The airline industry has never been under more pressure to scrap its rip-off ‘junk fees’ after the President pledged a crackdown on the practice that squeezes $5.3 billion out of passengers every year.
Overweight luggage fines, seat selection charges and fees for printing boarding passes are all among the cynical tricks used by firms.
‘We will prohibit airlines from charging up to $50 roundtrip for families just to sit together,’ Biden announced during his State of the Union address last month.
It comes as Frontier Airlines was forced to reveal it gives staff $10 bonuses every time they succeed in charging customers extra if their carry-on luggage is too big.
Passengers were forced to fork out $5.3 billion in baggage fees alone last year, according to figures from the Transport Department. Meanwhile aviation firms raked in a further $700 million in cancellation and flight change charges.
Here Dailymail.com takes a look at the worst ways greedy airlines rack up the cost of your family holiday…
MISLEADING ADVERTISED PRICE
A key part of Biden’s plan is to look at the ways airlines and booking site add on extra charges beyond the advertised price.
Customers are often promised a headline sum for a flight only to find the true cost is hundreds of dollars more expensive due to additional fees such as luggage.
And the costs can rise with every piece of luggage the passenger wants to take.
To make the issue even more confusing, there is little consistency between airlines with the cost of baggage varying wildly.
For example, American Airlines charges $30 for the first bag for a passenger on a domestic flight. However this rises to $200 for bag number four.
Meanwhile JetBlue charges $35 for the first bag, $45 for a second and $150 for the third.
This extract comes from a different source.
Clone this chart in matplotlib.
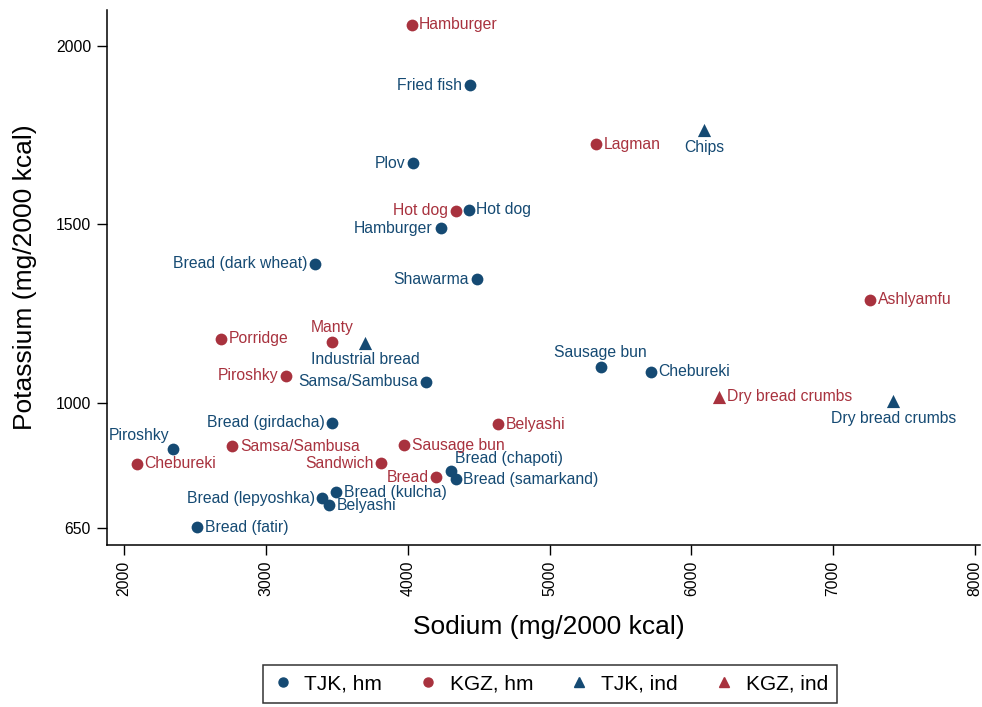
import matplotlib
matplotlib.use("Agg")
import matplotlib.pyplot as plt
from matplotlib.lines import Line2D
from matplotlib import font_manager as fm
import os

# pick the regular (non-narrow) Liberation Sans explicitly
fam = 'DejaVu Sans'
for f in fm.findSystemFonts():
    if os.path.basename(f) == 'LiberationSans-Regular.ttf':
        fm.fontManager.addfont(f)
        fam = fm.FontProperties(fname=f).get_name()
        break
plt.rcParams['font.family'] = [fam, 'DejaVu Sans']

# ---- data ----
tjk_hm_names = ["Fried fish", "Plov", "Hot dog", "Hamburger", "Bread (dark wheat)", "Shawarma",
                "Samsa/Sambusa", "Sausage bun", "Chebureki", "Bread (girdacha)", "Piroshky",
                "Bread (chapoti)", "Bread (samarkand)", "Bread (kulcha)", "Bread (lepyoshka)",
                "Belyashi", "Bread (fatir)"]
tjk_hm_sodium = [4436, 4034, 4429, 4232, 3349, 4486, 4126, 5362, 5715, 3469, 2346,
                 4302, 4338, 3497, 3398, 3448, 2516]
tjk_hm_potassium = [1890, 1671, 1542, 1489, 1390, 1346, 1059, 1101, 1087, 944, 871,
                    809, 786, 750, 733, 713, 652]

kgz_hm_names = ["Hamburger", "Lagman", "Hot dog", "Ashlyamfu", "Porridge", "Manty", "Piroshky",
                "Belyashi", "Samsa/Sambusa", "Sausage bun", "Sandwich", "Chebureki", "Bread"]
kgz_hm_sodium = [4027, 5326, 4338, 7261, 2685, 3469, 3144, 4634, 2763, 3977, 3815, 2092, 4203]
kgz_hm_potassium = [2059, 1725, 1539, 1289, 1180, 1171, 1076, 941, 879, 882, 831, 829, 792]

tjk_ind_names = ["Chips", "Industrial bread", "Dry bread crumbs"]
tjk_ind_sodium = [6089, 3702, 7424]
tjk_ind_potassium = [1764, 1169, 1006]

kgz_ind_names = ["Dry bread crumbs"]
kgz_ind_sodium = [6195]
kgz_ind_potassium = [1017]

x_ticks = [2000, 3000, 4000, 5000, 6000, 7000, 8000]
y_ticks = [650, 1000, 1500, 2000]
legend_labels = ["TJK, hm", "KGZ, hm", "TJK, ind", "KGZ, ind"]

# ---- label placement (clock positions, styling only) ----
tjk_hm_pos = [9, 9, 3, 9, 9, 9, 9, 12, 3, 9, 11, 1, 3, 3, 9, 3, 3]
kgz_hm_pos = [3, 3, 9, 3, 3, 12, 9, 3, 3, 3, 9, 3, 9]
tjk_ind_pos = [6, 6, 6]
kgz_ind_pos = [3]

BLUE = "#154a73"
RED = "#a8323e"

fig = plt.figure(figsize=(9.82, 7.07), dpi=100)
ax = fig.add_axes([107/982, 1-545/707, (980-107)/982, (545-10)/707])

OFF = {
    3: ((5.5, 0), 'left', 'center'),
    9: ((-5.5, 0), 'right', 'center'),
    12: ((0, 5), 'center', 'bottom'),
    6: ((0, -7), 'center', 'top'),
    11: ((-3, 4), 'right', 'bottom'),
    1: ((3, 4), 'left', 'bottom'),
}

def draw(names, xs, ys, pos, color, marker, size):
    ax.scatter(xs, ys, s=size, c=color, marker=marker, linewidths=0, zorder=3)
    for n, x, y, p in zip(names, xs, ys, pos):
        (dx, dy), ha, va = OFF[p]
        ax.annotate(n, (x, y), xytext=(dx, dy), textcoords='offset points',
                    ha=ha, va=va, color=color, fontsize=11.3)

draw(tjk_hm_names, tjk_hm_sodium, tjk_hm_potassium, tjk_hm_pos, BLUE, 'o', 72)
draw(kgz_hm_names, kgz_hm_sodium, kgz_hm_potassium, kgz_hm_pos, RED, 'o', 72)
draw(tjk_ind_names, tjk_ind_sodium, tjk_ind_potassium, tjk_ind_pos, BLUE, '^', 90)
draw(kgz_ind_names, kgz_ind_sodium, kgz_ind_potassium, kgz_ind_pos, RED, '^', 90)

ax.set_xlim(1880, 8035)
ax.set_ylim(602, 2101)
ax.set_xticks(x_ticks)
ax.set_yticks(y_ticks)
ax.set_xticklabels([str(t) for t in x_ticks], rotation=90)
ax.tick_params(axis='both', labelsize=11.3, length=7.5, width=1, color='black', direction='out', pad=4)
for s in ['top', 'right']:
    ax.spines[s].set_visible(False)
for s in ['left', 'bottom']:
    ax.spines[s].set_linewidth(1.1)
    ax.spines[s].set_color('black')

fig.text(549/982, 1-627/707, "Sodium (mg/2000 kcal)", ha='center', va='center', fontsize=19)
fig.text(25/982, 1-277/707, "Potassium (mg/2000 kcal)", ha='center', va='center', fontsize=19, rotation=90)

handles = [Line2D([], [], ls='none', marker='o', color=BLUE, markersize=6.5),
           Line2D([], [], ls='none', marker='o', color=RED, markersize=6.5),
           Line2D([], [], ls='none', marker='^', color=BLUE, markersize=6.5),
           Line2D([], [], ls='none', marker='^', color=RED, markersize=6.5)]
leg = fig.legend(handles, legend_labels, loc='center', bbox_to_anchor=(550/982, 1-684/707),
                 ncol=4, fontsize=15, frameon=True, fancybox=False, edgecolor='black',
                 handlelength=1.0, handletextpad=0.55, columnspacing=1.7, borderpad=0.45,
                 borderaxespad=0)
leg.get_frame().set_linewidth(1.1)

fig.savefig("out.png", dpi=100)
There is little consistency between airlines with the cost of baggage varying wildly
OVERSIZED CARRY-ON FINES
Most airlines offer one free carry-on item, which some customers use as their sole luggage for a short trip.
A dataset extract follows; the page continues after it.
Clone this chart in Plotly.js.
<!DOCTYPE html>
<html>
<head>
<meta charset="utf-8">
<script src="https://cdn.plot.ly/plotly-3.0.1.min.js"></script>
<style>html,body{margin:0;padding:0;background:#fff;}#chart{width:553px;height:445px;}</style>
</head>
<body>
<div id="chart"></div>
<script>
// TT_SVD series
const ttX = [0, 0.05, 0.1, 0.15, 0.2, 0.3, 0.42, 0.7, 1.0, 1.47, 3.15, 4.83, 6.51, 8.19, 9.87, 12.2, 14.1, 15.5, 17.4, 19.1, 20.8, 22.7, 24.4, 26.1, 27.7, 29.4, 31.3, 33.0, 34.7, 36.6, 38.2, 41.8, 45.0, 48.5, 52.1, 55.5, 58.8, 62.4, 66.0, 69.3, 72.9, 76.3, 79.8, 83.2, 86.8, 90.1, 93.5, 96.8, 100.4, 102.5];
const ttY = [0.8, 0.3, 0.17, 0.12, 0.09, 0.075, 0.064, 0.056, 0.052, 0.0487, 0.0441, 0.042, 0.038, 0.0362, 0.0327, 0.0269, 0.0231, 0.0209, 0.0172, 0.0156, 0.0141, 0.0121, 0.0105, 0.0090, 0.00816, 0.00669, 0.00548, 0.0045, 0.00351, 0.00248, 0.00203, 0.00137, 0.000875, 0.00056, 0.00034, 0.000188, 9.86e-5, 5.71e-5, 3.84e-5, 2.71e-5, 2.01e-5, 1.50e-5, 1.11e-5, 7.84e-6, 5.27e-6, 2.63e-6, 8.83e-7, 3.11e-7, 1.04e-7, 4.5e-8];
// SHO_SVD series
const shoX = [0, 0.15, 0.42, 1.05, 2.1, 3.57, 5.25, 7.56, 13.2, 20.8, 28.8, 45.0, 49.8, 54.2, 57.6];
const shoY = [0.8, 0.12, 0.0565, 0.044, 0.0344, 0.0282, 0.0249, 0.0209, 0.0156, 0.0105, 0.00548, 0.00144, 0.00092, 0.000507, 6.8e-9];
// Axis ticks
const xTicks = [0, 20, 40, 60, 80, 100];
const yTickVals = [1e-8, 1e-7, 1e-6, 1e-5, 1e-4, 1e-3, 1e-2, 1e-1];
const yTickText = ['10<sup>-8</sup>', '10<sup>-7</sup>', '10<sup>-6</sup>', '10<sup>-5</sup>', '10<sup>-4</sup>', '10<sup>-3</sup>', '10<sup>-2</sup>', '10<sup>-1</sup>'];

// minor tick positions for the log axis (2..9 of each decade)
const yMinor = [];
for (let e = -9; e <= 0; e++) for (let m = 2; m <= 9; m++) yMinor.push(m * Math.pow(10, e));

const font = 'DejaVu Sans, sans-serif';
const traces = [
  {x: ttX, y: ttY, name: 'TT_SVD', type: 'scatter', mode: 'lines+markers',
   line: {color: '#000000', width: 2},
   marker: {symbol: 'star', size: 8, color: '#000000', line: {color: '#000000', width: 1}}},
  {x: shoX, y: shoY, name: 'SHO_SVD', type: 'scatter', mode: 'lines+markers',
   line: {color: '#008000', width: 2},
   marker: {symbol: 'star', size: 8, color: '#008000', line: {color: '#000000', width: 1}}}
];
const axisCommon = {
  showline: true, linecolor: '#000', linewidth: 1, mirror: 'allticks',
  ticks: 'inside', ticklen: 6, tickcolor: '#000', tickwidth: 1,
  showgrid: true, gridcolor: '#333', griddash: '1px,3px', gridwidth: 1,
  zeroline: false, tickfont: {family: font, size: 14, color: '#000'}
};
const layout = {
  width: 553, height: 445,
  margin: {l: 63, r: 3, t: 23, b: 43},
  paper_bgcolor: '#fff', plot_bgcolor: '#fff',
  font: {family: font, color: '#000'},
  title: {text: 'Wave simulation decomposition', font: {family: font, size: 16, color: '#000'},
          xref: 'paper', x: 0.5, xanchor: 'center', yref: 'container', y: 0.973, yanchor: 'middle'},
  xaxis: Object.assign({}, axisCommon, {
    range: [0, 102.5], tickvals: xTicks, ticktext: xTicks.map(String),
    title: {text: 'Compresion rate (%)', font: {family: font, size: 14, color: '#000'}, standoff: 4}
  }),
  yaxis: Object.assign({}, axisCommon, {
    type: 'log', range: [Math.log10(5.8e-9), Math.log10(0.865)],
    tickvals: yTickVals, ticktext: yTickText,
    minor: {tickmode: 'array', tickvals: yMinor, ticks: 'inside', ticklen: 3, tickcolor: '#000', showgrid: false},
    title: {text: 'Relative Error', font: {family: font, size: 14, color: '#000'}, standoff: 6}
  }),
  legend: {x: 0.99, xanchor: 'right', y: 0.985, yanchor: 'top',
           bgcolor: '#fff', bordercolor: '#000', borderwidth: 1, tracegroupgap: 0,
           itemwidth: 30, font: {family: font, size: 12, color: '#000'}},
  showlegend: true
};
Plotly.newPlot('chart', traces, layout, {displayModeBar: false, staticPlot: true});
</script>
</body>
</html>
However a decade ago many started to slap fines on passengers whose carry-on exceeds requirements and cannot be slotted into the cabin hold.
The fine covers the cost of placing the bag into storage along with the other paid-for suitcases.
But consumers have long been suspicious that staff enforce the rules too strictly and often fine passengers whose bags would easily fit in the requirements.
Reports that Frontier Airlines staff are given a bonus of $10 for every piece of overweight luggage they find and identify appeared to confirm these suspicions.
The firm said it was to ensure its policies were upheld.
Meanwhile JetBlue hit headlines for sneakily changing its luggage costs – and applying them to customers who had already booked.
And it was recently revealed that some crafty customers are resorting to having their luggage shipped after learning it was cheaper than extortionate airline fees.
Tiktok star Faith Collins saved $110 by implementing the hack.
Faith Collins went viral after revealing it was cheaper to ship her items rather than pay for airline luggage
At the end of the video, the bargain hunter revealed that it cost just $34.33 to send the box, saving herself more than $100 when compared to check-in luggage fees
Priority boarding puts customers first-in-line to get on the plane and get settled.
But it has become big business for cynical firms.
Again prices vary between firms, with Frontier Airlines charging between $6-$12 while American Airlines commands an eye-watering fee of up to $74.
Jet Blue priority boarding fares begin at $10.
SNEAKY ADMIN FEES
Booking over the phone, having your boarding pass printed out and web check-ins are among the most banal tasks that firms charge customers for.
On its website Frontier says it will charge passengers $5 just to check-in online.
And it will land customers with a $35 fee to those who book through its chat agent booking service.
Meanwhile Spirit Airlines asks its customers to pay $25 if they need their boarding pass printed during an in-person check-in. JetBlue passengers can expect to pay $25 just to make a reservation over the phone or via livechat.
The firm says this can be avoided by booking online.
Frontier says it will charge a passenger $5 just to check-in online while customers who book through its chat service are charged $35
One of the most contentious hidden travel fee impacts customers who wish to change the details of their trip.
Just getting a name changed on a plane ticket can attract hefty sums.
Spirit Airlines charges $40 for the inconvenience while Frontier Airlines and JetBlue both dish out $75 fees to customers.
And cancelling a trip altogether can be an even bigger financial headache.
American Airlines customers must shell out $200 for cancellations on a domestic flight and $750 for international flights.
What’s more, customers often find it near-on impossible to have their flights refunded – even when they have bought extra refund policies.
During the pandemic airlines were forced to cancel flights in record numbers yet many customers struggled to obtain refunds.
The issue was so contentious the US Department of Transport was flooded with more than 90,000 complaints about airlines between March 2020 and May 2021.
‘I will tell you that I have never seen a single issue generate so much consumer anger,’ aviation advisor Bill McGee, aviation adviser said at the time.